The deadly Model S accident occurred on May 7, killing 40-year-old driver Joshua Brown when the car crashed into an 18-wheeler that pulled out in front of him on a highway in Florida. Tesla informed the National Highway Traffic Safety Administration about the crash and began investigating whether the Model S had the Autopilot system engaged. However, the automaker did not disclose the deadly accident to investors via a securities filing.
The NHTSA began investigating Tesla’s Autopilot system then, and the National Transportation Safety Board is probing the accident to figure out if it reveals any serious problems related to the development of self-driving vehicle technology and investigations of accidents involving vehicles using such technology, the WSJ added, citing a spokesperson for the agency.
Was the accident a “material event” for Tesla?
The newspaper explained that the SEC’s investigation pertains to whether the deadly Model S crash was a “material event” or an event that a reasonable investor would consider to be important for Tesla. If so, then the automaker should have disclosed the deadly Model S crash to investors via a securities filing. The WSJ’s source added that the SEC’s probe is still in the very early stages and that it might not result in any enforcement action.
A spokesperson for Tesla directed the newspaper to a blog post by the company which asserts that the deadly accident did not have to be disclosed to investors. The automaker also said it was the first in over 130 million miles that have been driven using its Autopilot system.

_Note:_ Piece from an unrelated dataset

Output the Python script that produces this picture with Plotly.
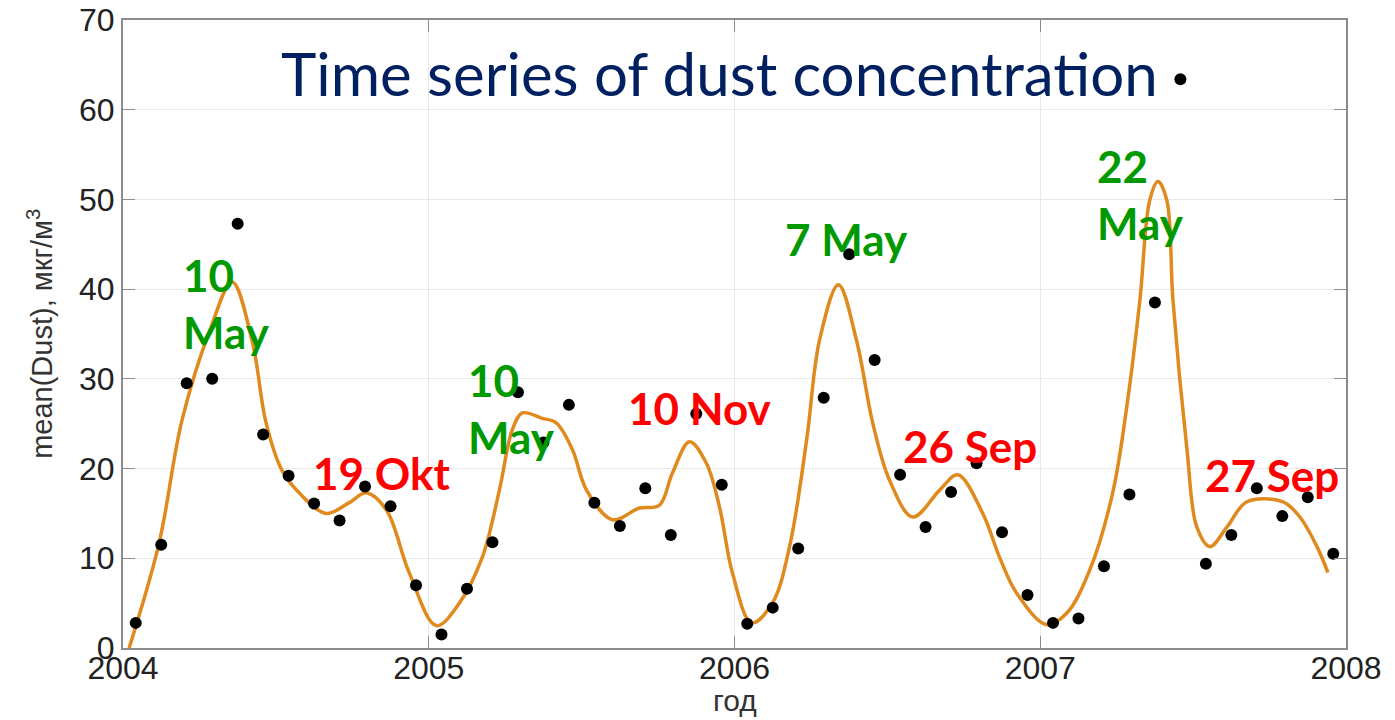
import plotly.graph_objects as go

# monthly mean dust concentration, mkg/m3
years = [2004, 2005, 2006, 2007]
dust_2004 = [2.8, 11.5, 29.5, 30.0, 47.3, 23.8, 19.2, 16.1, 14.2, 18.0, 15.8, 7.0]
dust_2005 = [1.5, 6.6, 11.8, 28.5, 22.9, 27.1, 16.2, 13.6, 17.8, 12.6, 26.1, 18.2]
dust_2006 = [2.7, 4.5, 11.1, 27.9, 43.9, 32.1, 19.3, 13.5, 17.4, 20.6, 12.9, 5.9]
dust_2007 = [2.8, 3.3, 9.1, 17.1, 38.5, 63.4, 9.4, 12.6, 17.8, 14.7, 16.8, 10.5]

# smoothed curve (years since 2004, value)
curve_t = [0.020, 0.118, 0.193, 0.285, 0.357, 0.422, 0.468, 0.520, 0.576, 0.664,
           0.740, 0.795, 0.861, 0.936, 1.025, 1.100, 1.175, 1.231, 1.273, 1.306,
           1.371, 1.417, 1.470, 1.516, 1.601, 1.689, 1.754, 1.797, 1.853, 1.908,
           1.951, 1.993, 2.056, 2.124, 2.180, 2.236, 2.278, 2.340, 2.399, 2.452,
           2.507, 2.583, 2.671, 2.730, 2.812, 2.867, 2.923, 3.021, 3.087, 3.162,
           3.237, 3.283, 3.326, 3.358, 3.385, 3.414, 3.434, 3.480, 3.512, 3.555,
           3.611, 3.676, 3.794, 3.849, 3.905, 3.941]
curve_v = [0.0, 11.7, 25.4, 35.5, 40.8, 34.3, 25.1, 19.8, 17.3, 15.0,
           16.2, 17.3, 15.4, 8.4, 2.5, 5.0, 10.1, 17.6, 24.3, 26.2,
           25.6, 25.1, 22.1, 17.6, 14.3, 15.6, 15.9, 19.5, 23.0, 20.6,
           15.7, 8.4, 2.8, 5.0, 11.3, 23.2, 34.3, 40.5, 34.3, 25.1,
           18.7, 14.6, 17.6, 19.3, 15.0, 10.1, 6.1, 2.6, 3.9, 8.7,
           17.3, 26.9, 38.8, 49.9, 52.0, 49.9, 38.8, 22.1, 13.5, 11.3,
           13.5, 16.3, 16.3, 14.6, 11.3, 8.4]

labels = ["10<br>May", "19 Okt", "10<br>May", "10 Nov", "7 May", "26 Sep", "22<br>May", "27 Sep"]
label_t = [0.19, 0.614, 1.122, 1.645, 2.159, 2.544, 3.18, 3.532]
label_v = [44.7, 22.6, 33.0, 29.9, 48.7, 25.6, 56.8, 22.4]
label_green = [True, False, True, False, True, False, True, False]

dots = dust_2004 + dust_2005 + dust_2006 + dust_2007
dot_x = [y + (m - 0.5) / 12 for y in years for m in range(1, 13)]
curve_x = [2004 + t for t in curve_t]

fig = go.Figure()
fig.add_trace(go.Scatter(x=curve_x, y=curve_v, mode='lines',
                         line=dict(color='#E08A1E', width=3.5, shape='spline', smoothing=1.0),
                         hoverinfo='skip'))
fig.add_trace(go.Scatter(x=dot_x, y=dots, mode='markers',
                         marker=dict(color='black', size=12)))

for txt, t, v, g in zip(labels, label_t, label_v, label_green):
    fig.add_annotation(x=2004 + t, y=v, text='<b>' + txt + '</b>', showarrow=False,
                       xanchor='left', yanchor='top', align='left',
                       font=dict(family='Lato', size=44, color='#009900' if g else '#FF0000'))

fig.add_annotation(x=0.488, y=0.976, xref='paper', yref='paper', text='Time series of dust concentration',
                   showarrow=False, xanchor='center', yanchor='top',
                   font=dict(family='Lato', size=60, color='#002060'))

# axis titles as annotations so they sit where the original has them
fig.add_annotation(x=0.5, y=-0.083, xref='paper', yref='paper', text='год',
                   showarrow=False, xanchor='center', yanchor='middle',
                   font=dict(family='Liberation Sans', size=30, color='#333333'))
fig.add_annotation(x=-0.068, y=0.5, xref='paper', yref='paper', text='mean(Dust), мкг/м<sup>3</sup>',
                   showarrow=False, xanchor='center', yanchor='middle', textangle=-90,
                   font=dict(family='Liberation Sans', size=29, color='#333333'))

axis_style = dict(showline=True, linecolor='#8c8c8c', linewidth=2, mirror='ticks',
                  ticks='inside', ticklen=12, tickcolor='#8c8c8c', automargin=False,
                  ticklabeloverflow='allow',
                  showgrid=True, gridcolor='#e8e8e8', gridwidth=1, zeroline=False,
                  tickfont=dict(family='Liberation Sans', size=32, color='#222222'))

fig.update_xaxes(range=[2004, 2008], dtick=1, tickformat='d', ticklabelstandoff=-9, **axis_style)
fig.update_yaxes(range=[0, 70], dtick=10, **axis_style)

# page body adds 8px, so margins are shifted to keep the plot box in place
fig.update_layout(width=1395, height=720, showlegend=False,
                  plot_bgcolor='white', paper_bgcolor='white',
                  margin=dict(l=115, r=57, t=12, b=80))

fig.write_html("out.html")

Tesla reportedly learned about the crash not long after it happened and then told auto safety regulators on May 16 when it opened its own investigation. However, it didn’t mention the wreck in any securities filings, most notably the May 18 filing in which it announced its intention to sell $2 billion in a fresh stock offering round. Tesla CEO Elon Musk sold 2.8 million shares in the offering, which the automaker said was to fulfill tax requirements. The shares were sold May 18 and 19.
Tesla shares declined more than 1% to as low as $222.37 in after-hours trades on Monday.